Both are Adobe containers, but F4V is built on the ISO base media file format (the MP4 family) and carries only H.264 video with AAC/MP3 audio. FLV is Adobe's older proprietary container and historically carried Sorenson Spark, VP6, and Nellymoser audio — codecs F4V explicitly does not support. F4V was introduced in December 2007 specifically to give Flash a clean H.264 path. If a legacy player or LMS rejects F4V, WebP to FLV is the alternative.

Why is there no audio in my F4V output?

A WebP file has no audio track — the spec is image-only, animated or not. The F4V output is therefore video-only (H.264 with no AAC track). That's a valid F4V and most players handle it; if a stricter pipeline rejects audio-less containers, mux a silent AAC track in post or re-export to MP4 where dummy audio is more tolerated.

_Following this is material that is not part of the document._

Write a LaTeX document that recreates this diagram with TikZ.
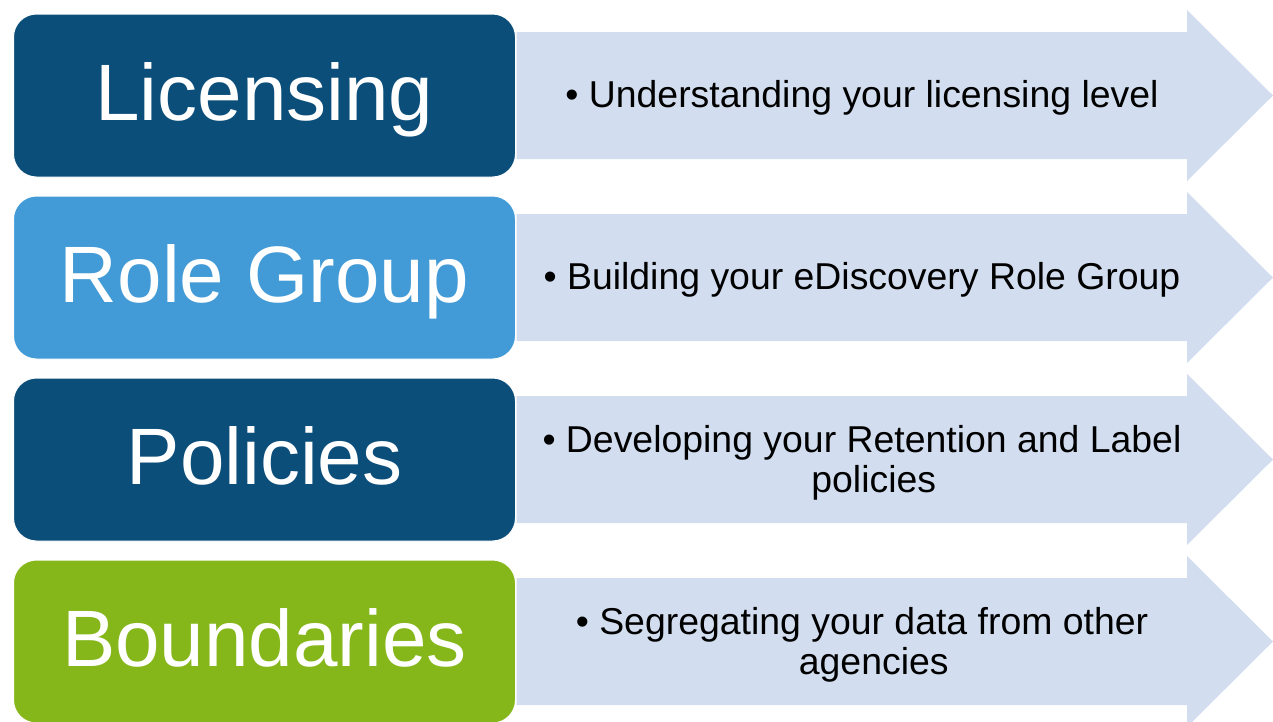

Should I pick the "Merge images" or "Video per image" strategy for a batch of WebPs?

Use Merge images when the WebPs are sequential frames of a single animation, slideshow, or storyboard — you'll get one F4V with each image shown for the Duration you set. Use Video per image when each WebP is independent (different stories, different campaigns) and you want one F4V per source. Both run in a single click; the merge mode also lets you set Background Color once for the whole sequence.

How big will my F4V be compared to the WebP?

Larger, usually significantly. WebP is one of the most space-efficient still/animation formats (about 30% smaller than JPEG for lossy, 26% smaller than PNG for lossless, per Google's WebP FAQ). H.264 inside F4V has to add per-frame keyframes, motion-compensation overhead, and a constant frame rate — even at Medium quality, expect 5-20x the bytes for short clips. Use the "Very High" preset only when you genuinely need archive fidelity.

Can I convert a static WebP to a still F4V?

Yes — the converter treats a static WebP as a one-frame clip and pads it to the Duration you specify. Common pattern: a 1920x1080 product hero shot becomes a 5-second F4V card for an Animate intro. If you instead want a video built from many stills, upload them all and use Merge images.

Does the Background Color setting affect WebP without transparency?

No. The Background Color (Black, White, Aqua, Crimson, Gold, and 20+ other named colors) only flattens pixels where the WebP's alpha channel is below 100%. A fully opaque WebP renders the same on any background. The default Black matches the Flash/F4V convention of opaque H.264; pick White for slide-style content or a brand color when the WebP has cut-out subjects on transparency.

Why convert images to F4V at all instead of MP4?

Almost always you shouldn't — MP4 with H.264 is the universal modern choice and shares the same ISO base media foundation as F4V. The remaining reasons to pick F4V in 2026 are (a) an Adobe Animate workflow that imports F4V specifically, (b) a legacy LMS / CMS that validates uploads by .f4v extension, (c) reproducing an existing F4V-only catalog, or (d) a teacher / archivist working with Flash-era course content. For everything else, prefer WebP to MP4 or WebP to GIF for an animated image.